TASK STATEMENT :: Starting at the first line of the listing below, repeat each line exactly until the line containing "5500, 6080];", which you include. Leave out pictures.
[BEGIN DATA]
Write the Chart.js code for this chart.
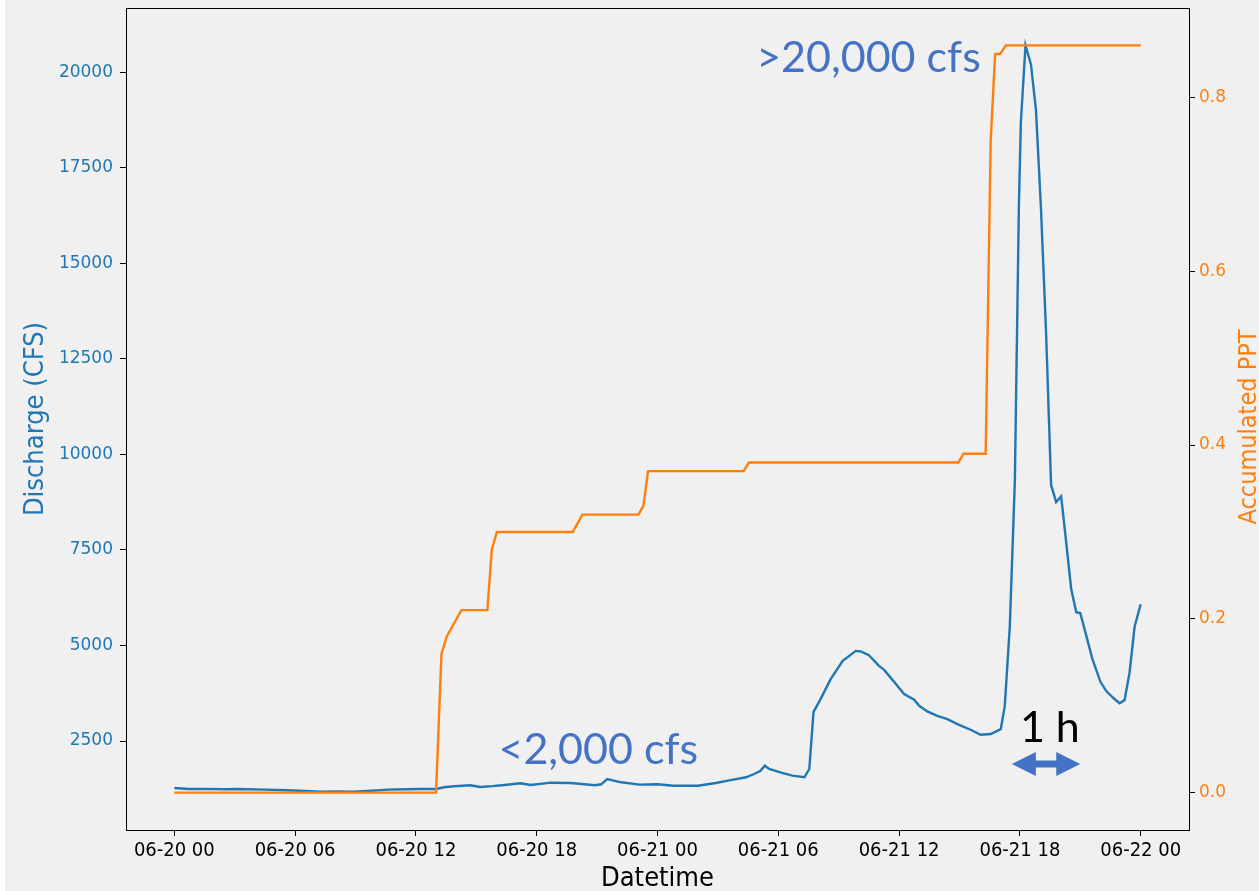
<!DOCTYPE html>
<html>
<head>
<meta charset="utf-8">
<script src="https://cdn.jsdelivr.net/npm/chart.js@4.4.1/dist/chart.umd.min.js"></script>
<style>
  html, body { margin: 0; padding: 0; background: #ffffff; }
  canvas { display: block; }
</style>
</head>
<body>
<canvas id="chart" width="1259" height="891"></canvas>
<script>
// hours since 06-20 00 and discharge (cfs)
const flowHours = [0.0, 0.7, 1.5, 2.5, 3.2, 4.5, 5.6, 6.5, 7.3, 8.1, 8.9, 9.8, 10.6, 11.5, 12.3, 13.0,
  13.4, 13.9, 14.7, 15.2, 15.8, 16.4, 17.2, 17.7, 18.7, 19.7, 20.9, 21.2, 21.5, 22.2, 23.1, 24.0,
  24.8, 26.0, 26.9, 27.5, 28.4, 28.8, 29.1, 29.33, 29.55, 30.1, 30.7, 31.3, 31.54, 31.75, 32.1,
  32.6, 33.2, 33.85, 34.1, 34.5, 35.0, 35.26, 35.75, 36.25, 36.75, 37.0, 37.4, 37.9, 38.4, 38.9,
  39.55, 40.05, 40.55, 41.05, 41.25, 41.5, 41.75, 41.95, 42.05, 42.28, 42.55, 42.8, 43.05, 43.3,
  43.55, 43.8, 44.05, 44.3, 44.55, 44.8, 45.0, 45.3, 45.6, 46.0, 46.3, 46.7, 46.95, 47.2, 47.45,
  47.7, 48.0];
const discharge = [1272, 1246, 1250, 1240, 1246, 1230, 1212, 1195, 1176, 1180, 1176, 1200, 1228, 1240, 1246, 1246,
  1291, 1317, 1343, 1298, 1320, 1351, 1395, 1351, 1411, 1403, 1343, 1369, 1507, 1421, 1359, 1369,
  1332, 1332, 1403, 1463, 1552, 1638, 1716, 1855, 1769, 1682, 1594, 1552, 1769, 3265, 3597,
  4119, 4597, 4859, 4843, 4746, 4467, 4362, 4049, 3728, 3579, 3422, 3276, 3161, 3075, 2944,
  2795, 2665, 2683, 2813, 3420, 5500, 9300, 16500, 18700, 20700, 20200, 19000, 16400, 13200,
  9200, 8750, 8900, 7700, 6470, 5870, 5850, 5250, 4650, 4050, 3800, 3600, 3490, 3570, 4300,
  5500, 6080];

// accumulated precipitation
const pptHours = [0, 13.0, 13.27, 13.54, 14.26, 15.55, 15.77, 16.02, 19.79, 20.27, 23.05, 23.3, 23.53,
  28.28, 28.54, 38.95, 39.2, 40.3, 40.55, 40.77, 41.02, 41.3, 48.0];
const pptValues = [0, 0, 0.16, 0.18, 0.21, 0.21, 0.28, 0.30, 0.30, 0.32, 0.32, 0.33, 0.37,
  0.37, 0.38, 0.38, 0.39, 0.39, 0.75, 0.85, 0.85, 0.86, 0.86];

const xTicks = [0, 6, 12, 18, 24, 30, 36, 42, 48];
const xTickLabels = ['06-20 00', '06-20 06', '06-20 12', '06-20 18', '06-21 00', '06-21 06', '06-21 12', '06-21 18', '06-22 00'];
const flowTicks = [2500, 5000, 7500, 10000, 12500, 15000, 17500, 20000];
const pptTicks = [0.0, 0.2, 0.4, 0.6, 0.8];

const BLUE = '#1f77b4';
const ORANGE = '#ff7f0e';
const NOTE = '#4472c4';

const setTicks = (list) => (scale) => { scale.ticks = list.map(v => ({ value: v })); };

// background, frame, axis titles and the slide annotations
const decor = {
  id: 'decor',
  beforeDraw(chart) {
    const ctx = chart.ctx;
    ctx.save();
    ctx.fillStyle = '#ffffff';
    ctx.fillRect(0, 0, chart.width, chart.height);
    ctx.fillStyle = '#f0f0f0';
    ctx.fillRect(5, 0, chart.width - 5, chart.height);
    ctx.restore();
  },
  afterDatasetsDraw(chart) {
    const { ctx, chartArea: a, scales } = chart;
    const x = scales.x, y = scales.y;
    ctx.save();
    ctx.strokeStyle = '#000';
    ctx.lineWidth = 1;
    ctx.strokeRect(a.left + 0.5, a.top + 0.5, a.right - a.left, a.bottom - a.top);

    ctx.font = '43px Lato';
    ctx.textBaseline = 'alphabetic';
    ctx.textAlign = 'left';
    ctx.fillStyle = NOTE;
    ctx.fillText('>20,000 cfs', x.getPixelForValue(28.9), y.getPixelForValue(20000));
    ctx.fillText('<2,000 cfs', x.getPixelForValue(16.1), y.getPixelForValue(1900));
    ctx.fillStyle = '#000';
    ctx.fillText('1 h', x.getPixelForValue(42.0), y.getPixelForValue(2475));

    // double arrow
    const x0 = x.getPixelForValue(41.6), x1 = x.getPixelForValue(45.0);
    const ay = y.getPixelForValue(1900);
    const head = 24, half = 12, shaft = 3.5;
    ctx.fillStyle = NOTE;
    ctx.beginPath();
    ctx.moveTo(x0, ay);
    ctx.lineTo(x0 + head, ay - half);
    ctx.lineTo(x0 + head, ay - shaft);
    ctx.lineTo(x1 - head, ay - shaft);
    ctx.lineTo(x1 - head, ay - half);
    ctx.lineTo(x1, ay);
    ctx.lineTo(x1 - head, ay + half);
    ctx.lineTo(x1 - head, ay + shaft);
    ctx.lineTo(x0 + head, ay + shaft);
    ctx.lineTo(x0 + head, ay + half);
    ctx.closePath();
    ctx.fill();
    ctx.restore();
  },
  afterDraw(chart) {
    const { ctx, chartArea: a } = chart;
    ctx.save();
    ctx.font = '27px "DejaVu Sans Condensed"';
    ctx.textAlign = 'center';
    ctx.textBaseline = 'alphabetic';
    ctx.fillStyle = '#000';
    ctx.fillText('Datetime', (a.left + a.right) / 2, 886);

    const midY = (a.top + a.bottom) / 2;
    ctx.fillStyle = BLUE;
    ctx.translate(43, midY);
    ctx.rotate(-Math.PI / 2);
    ctx.fillText('Discharge (CFS)', 0, 0);
    ctx.restore();

    ctx.save();
    ctx.font = '25px "DejaVu Sans Condensed"';
    ctx.textAlign = 'center';
    ctx.fillStyle = ORANGE;
    ctx.translate(1256, midY + 8);
    ctx.rotate(-Math.PI / 2);
    ctx.fillText('Accumulated PPT', 0, 0);
    ctx.restore();
  }
};

const axisGrid = { drawOnChartArea: false, drawTicks: true, tickLength: 6, color: '#000', lineWidth: 1 };
const noPad = (s) => { s.paddingTop = 0; s.paddingBottom = 0; };

new Chart(document.getElementById('chart'), {
  type: 'line',
  data: {
    datasets: [
      {
        label: 'Accumulated PPT',
        data: pptHours.map((h, i) => ({ x: h, y: pptValues[i] })),
        yAxisID: 'y2',
        borderColor: ORANGE,
        borderWidth: 2.4,
        pointRadius: 0,
        tension: 0,
        order: 1
      },
      {
        label: 'Discharge (CFS)',
        data: flowHours.map((h, i) => ({ x: h, y: discharge[i] })),
        yAxisID: 'y',
        borderColor: BLUE,
        borderWidth: 2.4,
        pointRadius: 0,
        tension: 0,
        order: 2
      }
    ]
  },
  options: {
    responsive: false,
    animation: false,
    layout: { padding: { top: 8, left: 0, right: 0, bottom: 0 } },
    plugins: { legend: { display: false }, tooltip: { enabled: false } },
    scales: {
      x: {
        type: 'linear',
        min: -2.4,
        max: 50.4,
        afterBuildTicks: setTicks(xTicks),
        afterFit: (s) => { s.height = 61; s.paddingLeft = 0; s.paddingRight = 0; },
        grid: axisGrid,
        border: { display: true, color: '#000' },
        ticks: {
          padding: 3,
          color: '#000',
          font: { family: 'DejaVu Sans Condensed', size: 20 },
          maxRotation: 0,
          autoSkip: false,
          callback: (v) => xTickLabels[xTicks.indexOf(v)]
        }
      },
      y: {
        position: 'left',
        min: 173,
        max: 21677,
        afterBuildTicks: setTicks(flowTicks),
        afterFit: (s) => { s.width = 126; noPad(s); },
        grid: axisGrid,
        border: { display: true, color: '#000' },
        ticks: {
          padding: 7,
          color: BLUE,
          font: { family: 'DejaVu Sans', size: 17 },
          autoSkip: false,
          callback: (v) => String(v)
        }
      },
      y2: {
        position: 'right',
        min: -0.043,
        max: 0.903,
        afterBuildTicks: setTicks(pptTicks),
        afterFit: (s) => { s.width = 70; noPad(s); },
        grid: axisGrid,
        border: { display: true, color: '#000' },
        ticks: {
          padding: 4,
          color: ORANGE,
          font: { family: 'DejaVu Sans', size: 17 },
          autoSkip: false,
          callback: (v) => v.toFixed(1)
        }
      }
    }
  },
  plugins: [decor]
});
</script>
</body>
</html>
[END DATA]
EXERCISE OUTPUT ::
Write the Chart.js code for this chart.
<!DOCTYPE html>
<html>
<head>
<meta charset="utf-8">
<script src="https://cdn.jsdelivr.net/npm/chart.js@4.4.1/dist/chart.umd.min.js"></script>
<style>
  html, body { margin: 0; padding: 0; background: #ffffff; }
  canvas { display: block; }
</style>
</head>
<body>
<canvas id="chart" width="1259" height="891"></canvas>
<script>
// hours since 06-20 00 and discharge (cfs)
const flowHours = [0.0, 0.7, 1.5, 2.5, 3.2, 4.5, 5.6, 6.5, 7.3, 8.1, 8.9, 9.8, 10.6, 11.5, 12.3, 13.0,
  13.4, 13.9, 14.7, 15.2, 15.8, 16.4, 17.2, 17.7, 18.7, 19.7, 20.9, 21.2, 21.5, 22.2, 23.1, 24.0,
  24.8, 26.0, 26.9, 27.5, 28.4, 28.8, 29.1, 29.33, 29.55, 30.1, 30.7, 31.3, 31.54, 31.75, 32.1,
  32.6, 33.2, 33.85, 34.1, 34.5, 35.0, 35.26, 35.75, 36.25, 36.75, 37.0, 37.4, 37.9, 38.4, 38.9,
  39.55, 40.05, 40.55, 41.05, 41.25, 41.5, 41.75, 41.95, 42.05, 42.28, 42.55, 42.8, 43.05, 43.3,
  43.55, 43.8, 44.05, 44.3, 44.55, 44.8, 45.0, 45.3, 45.6, 46.0, 46.3, 46.7, 46.95, 47.2, 47.45,
  47.7, 48.0];
const discharge = [1272, 1246, 1250, 1240, 1246, 1230, 1212, 1195, 1176, 1180, 1176, 1200, 1228, 1240, 1246, 1246,
  1291, 1317, 1343, 1298, 1320, 1351, 1395, 1351, 1411, 1403, 1343, 1369, 1507, 1421, 1359, 1369,
  1332, 1332, 1403, 1463, 1552, 1638, 1716, 1855, 1769, 1682, 1594, 1552, 1769, 3265, 3597,
  4119, 4597, 4859, 4843, 4746, 4467, 4362, 4049, 3728, 3579, 3422, 3276, 3161, 3075, 2944,
  2795, 2665, 2683, 2813, 3420, 5500, 9300, 16500, 18700, 20700, 20200, 19000, 16400, 13200,
  9200, 8750, 8900, 7700, 6470, 5870, 5850, 5250, 4650, 4050, 3800, 3600, 3490, 3570, 4300,
  5500, 6080];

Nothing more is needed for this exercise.